President's Commentary (Fall 2004)
By Jim Nelson
Announcer, Vol. 34, Iss. 3
Where Are the "Science Candidates?"
A national election is fast approaching and I notice a lack of candidates speaking to issues of interest to the scientific community let alone the physics community. During the recent AAPT meeting in Sacramento, I was waiting at the airport to pick up participants for the AAPT/PTRA Summer Institute, when I struck up a conversion with a local police officer. Eventually he asked why I was visiting Sacramento, and I indicted that I was attending a meeting of the American Association of Physics Teachers. The next words out of his month were, “I hated physics! I hated it the first day!!”
I wondered, how could that happen on the first day? Perhaps it was not the first day, but that was the officer’s impression. I asked him if he disliked school in general or just physics, and the answer was, “I was not very good at mathematics and they are the same.”
I could tell immediately the officer was able to speak articulately, so I spent a few minutes trying to make an argument that physics is not the same as mathematics. Physics is the innate human need to make sense of the natural world, and that a great deal of understanding about the natural world can be expressed using verbal descriptions as well as mathematical descriptions. Alas, I made no headway in this brief exchange.
I have not done a survey, but I fear there are far more people than necessary with this officer’s attitude about the subject we love. I wonder aloud what is the source of such attitudes? Then the difficult realization sets in—as Pogo suggests, "We have met the enemy and it is us." Or as Randall Knight points out in his recent book, Five Easy Lessons, “Physics! that was my worst subject. You must be so smart to understand it! Perhaps an ego booster the first couple of dozen times you hear this, but it slowly dawned on me that this remark was saying something significant—and disagreeable!—about the subject I love.”
No wonder there is little discussion of the issues important to the physics community—there is really no political capital in this. At a time when we need the support and understanding of political decision makers, we are not getting much attention. Too often we convince others that physics is only for the special few and we do not need them. Perhaps it is naive on my part to believe that having more citizens understanding physics will turn more attention to the physics community’s needs when they are most pressing, but I suggest we give it a try. When teaching our students, we need to remember that we will likely need these students’ understanding and support in the future. We ignore this to not only our peril, but also the peril of our nation.
We need more policy makers in Washington who understand the long-term consequences of our present energy policy, more policy makers in Washington who understand the contribution of immigrants to our scientific knowledge and thus our national defense. At present university physics departments in the United States are having a very difficult time attracting foreign students and even professionals from other countries in part due to the impact of homeland security infrastructure. I predict that this present difficulty of admitting students from other nations and cultures to our universities and the current attitude toward immigrants will have a disastrous impact on not only our national defense but also on our “good guy” on the block image. This image is reinforced every time we tell a potential student he or she is welcome at our universities and in our nation.

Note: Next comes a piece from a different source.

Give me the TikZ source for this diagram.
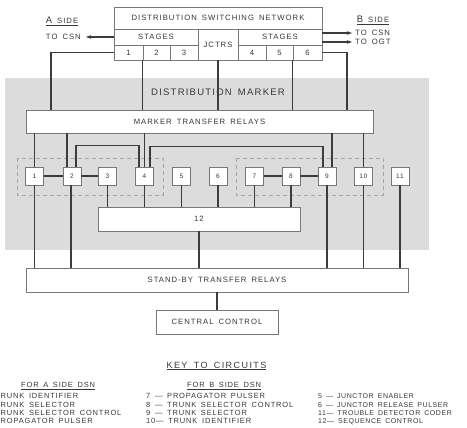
\documentclass[tikz,border=0pt]{standalone}
\usepackage{fontspec}
\setmainfont{Liberation Sans}[LetterSpace=13,WordSpace=1.6]
\usetikzlibrary{arrows.meta,calc}
\definecolor{txt}{RGB}{55,55,55}
\definecolor{linec}{RGB}{60,60,60}
\definecolor{boxc}{RGB}{120,120,120}
\definecolor{shadec}{RGB}{220,220,220}
\begin{document}
\begin{tikzpicture}[x=1pt,y=-1pt,
  lab/.style={font=\fontsize{7.7}{9}\selectfont, text=txt, inner sep=0pt},
  big/.style={font=\fontsize{9.5}{11}\selectfont, text=txt, inner sep=0pt},
  box/.style={draw=boxc, line width=0.6pt, fill=white, inner sep=0pt, lab},
  sbox/.style={box, minimum width=18, minimum height=18, font=\fontsize{6.5}{8}\selectfont},
  conn/.style={draw=linec, line width=1.5pt},
  arr/.style={draw=linec, line width=1.2pt, -{Stealth[length=5pt,width=3.5pt]}},
  dbox/.style={draw=gray!70, line width=0.8pt, dash pattern=on 4pt off 3pt},
  keyrow/.style={lab, anchor=base west, font=\fontsize{7.5}{9}\selectfont\addfontfeature{LetterSpace=11}},
  keyrowr/.style={lab, anchor=base west, font=\fontsize{7}{9}\selectfont\addfontfeature{LetterSpace=8}}]
\useasboundingbox (0,0) rectangle (467,428);
% shaded marker area
\fill[shadec] (5,78) rectangle (429,250);
% distribution switching network
\node[box, minimum width=208, minimum height=22] (dsn) at (218,18) {DISTRIBUTION SWITCHING NETWORK};
\node[box, minimum width=84, minimum height=16] (stl) at (156,37) {STAGES};
\node[box, minimum width=29, minimum height=15] (c1) at (128.5,52.5) {1};
\node[box, minimum width=27, minimum height=15] (c2) at (156.5,52.5) {2};
\node[box, minimum width=28, minimum height=15] (c3) at (184,52.5) {3};
\node[box, minimum width=40, minimum height=31] (jc) at (218,44.5) {JCTRS};
\node[box, minimum width=84, minimum height=16] (str) at (280,37) {STAGES};
\node[box, minimum width=28, minimum height=15] (c4) at (252,52.5) {4};
\node[box, minimum width=27, minimum height=15] (c5) at (279.5,52.5) {5};
\node[box, minimum width=29, minimum height=15] (c6) at (307.5,52.5) {6};
% side labels
\node[lab] (aside) at (62,21) {\underline{{\fontsize{9.5}{11}\selectfont A} SIDE}};
\node[lab, anchor=east] (tocsna) at (81,37) {TO CSN};
\coordinate (arra) at (86,37);
\draw[arr] (stl.west) -- (arra);
\node[lab] (bside) at (373,20) {\underline{{\fontsize{9.5}{11}\selectfont B} SIDE}};
\node[lab, anchor=west] (tocsnb) at (355,33) {TO CSN};
\node[lab, anchor=west] (toogt) at (355,42) {TO OGT};
\draw[arr] ([yshift=4pt]str.east) -- ([xshift=-3pt]tocsnb.west);
\draw[arr] ([yshift=-5pt]str.east) -- ([xshift=-3pt]toogt.west);
% marker
\node[big] (dm) at (218,92) {DISTRIBUTION MARKER};
\node[box, minimum width=347, minimum height=23] (mtr) at (199.5,121.5) {MARKER TRANSFER RELAYS};
\coordinate (xa) at (51,0);
\coordinate (xb) at (347,0);
\draw[conn] (c1.west) -| (mtr.north -| xa);
\draw[conn] (c2.south west) -- (c2.south west |- mtr.north);
\draw[conn] (jc.south) -- (jc.south |- mtr.north);
\draw[conn] (c6.south west) -- (c6.south west |- mtr.north);
\draw[conn] (c6.east) -| (mtr.north -| xb);
% dashed groups
\draw[dbox] (17,158) rectangle (163,195);
\draw[dbox] (236,158) rectangle (383,195);
% circuit boxes
\node[sbox] (b1) at (34.5,176) {1};
\node[sbox] (b2) at (72,176) {2};
\node[sbox] (b3) at (107.5,176) {3};
\node[sbox] (b4) at (144.5,176) {4};
\node[sbox] (b5) at (181.5,176) {5};
\node[sbox] (b6) at (218,176) {6};
\node[sbox] (b7) at (254.5,176) {7};
\node[sbox] (b8) at (291,176) {8};
\node[sbox] (b9) at (327,176) {9};
\node[sbox] (b10) at (363.5,176) {10};
\node[sbox] (b11) at (400,176) {11};
\node[box, minimum width=202, minimum height=24] (b12) at (199,219) {12};
\node[box, minimum width=382, minimum height=24] (sb) at (217,280) {STAND-BY TRANSFER RELAYS};
\node[box, minimum width=122, minimum height=24] (cc) at (217,322) {CENTRAL CONTROL};
% marker transfer relays to circuits
\draw[conn] (mtr.south -| b1.north) -- (b1.north);
\draw[conn] ([xshift=-5pt]b2.north |- mtr.south) -- ([xshift=-5pt]b2.north);
\draw[conn] (mtr.south -| b4.north) -- (b4.north);
\draw[conn] ([xshift=5pt]b9.north |- mtr.south) -- ([xshift=5pt]b9.north);
\draw[conn] (mtr.south -| b10.north) -- (b10.north);
\draw[conn] ([xshift=4pt]b2.north) -- ++(0,-21) -| ([xshift=-5.5pt]b4.north);
\draw[conn] ([xshift=5.5pt]b4.north) -- ++(0,-20) -| ([xshift=-4pt]b9.north);
% horizontal links
\draw[conn] (b1.east) -- (b2.west);
\draw[conn] (b2.east) -- (b3.west);
\draw[conn] (b7.east) -- (b8.west);
\draw[conn] (b8.east) -- (b9.west);
% to sequence control
\foreach \b in {b3,b4,b5,b6,b7,b8}{\draw[conn] (\b.south) -- (\b.south |- b12.north);}
% to stand-by
\draw[conn] (b1.south) -- (b1.south |- sb.north);
\draw[conn] ([xshift=-1pt]b2.south) -- ([xshift=-1pt]b2.south |- sb.north);
\foreach \b in {b9,b10,b11}{\draw[conn] (\b.south) -- (\b.south |- sb.north);}
\draw[conn] (b12.south) -- (b12.south |- sb.north);
\draw[conn] (sb.south -| cc.north) -- (cc.north);
% key
\node[big, anchor=base, font=\fontsize{9}{11}\selectfont\addfontfeature{LetterSpace=16}] (key) at (216.5,368) {\underline{KEY TO CIRCUITS}};
\node[keyrow] (ha) at (21,388) {\underline{FOR A SIDE DSN}};
\node[keyrow] (hb) at (187,388) {\underline{FOR B SIDE DSN}};
\node[keyrow] (a1) at (0.5,399) {RUNK IDENTIFIER};
\node[keyrow] (a2) at (0.5,407) {RUNK SELECTOR};
\node[keyrow] (a3) at (0.5,415) {RUNK SELECTOR CONTROL};
\node[keyrow] (a4) at (0.5,424) {ROPAGATOR PULSER};
\node[keyrow] (k7) at (146,399) {7 — PROPAGATOR PULSER};
\node[keyrow] (k8) at (146,407) {8 — TRUNK SELECTOR CONTROL};
\node[keyrow] (k9) at (146,415) {9 — TRUNK SELECTOR};
\node[keyrow] (k10) at (146,424) {10— TRUNK IDENTIFIER};
\node[keyrowr] (k5) at (318,399) {5 — JUNCTOR ENABLER};
\node[keyrowr] (k6) at (318,407) {6 — JUNCTOR RELEASE PULSER};
\node[keyrowr] (k11) at (318,415) {11— TROUBLE DETECTOR CODER};
\node[keyrowr] (k12) at (318,424) {12— SEQUENCE CONTROL};
\end{tikzpicture}
\end{document}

I am only one teacher, but I have recently set a goal for myself when working with high school students and with fellow teachers during AAPT/PTRA workshops, “ … to do no harm.” Much like a doctor’s patients, my students should leave my classroom better than when they entered, with an improved understanding of science, with a belief that they can do and understand physics if they choose to do so, and a realization of the importance of science to our nation’s economy and defense. It is the most patriotic thing I can think to do daily. I know that I have failed in this regard in the past, but I am determined not to do so again. I am not suggesting that Physics is easy or that grades should be inflated. To master any topic requires dedicated effort, but I am suggesting that we can do a better job of making physics interesting and exciting for both the future physicist and the future citizen regardless of the nation that student calls home.
Perhaps our efforts will produce a more scientific literate public and more citizens who understand that our national economy and defense are tightly tied to the strength of our scientific community. I hope we will all meet fewer police officers who believe that physics and physicists are unpleasant.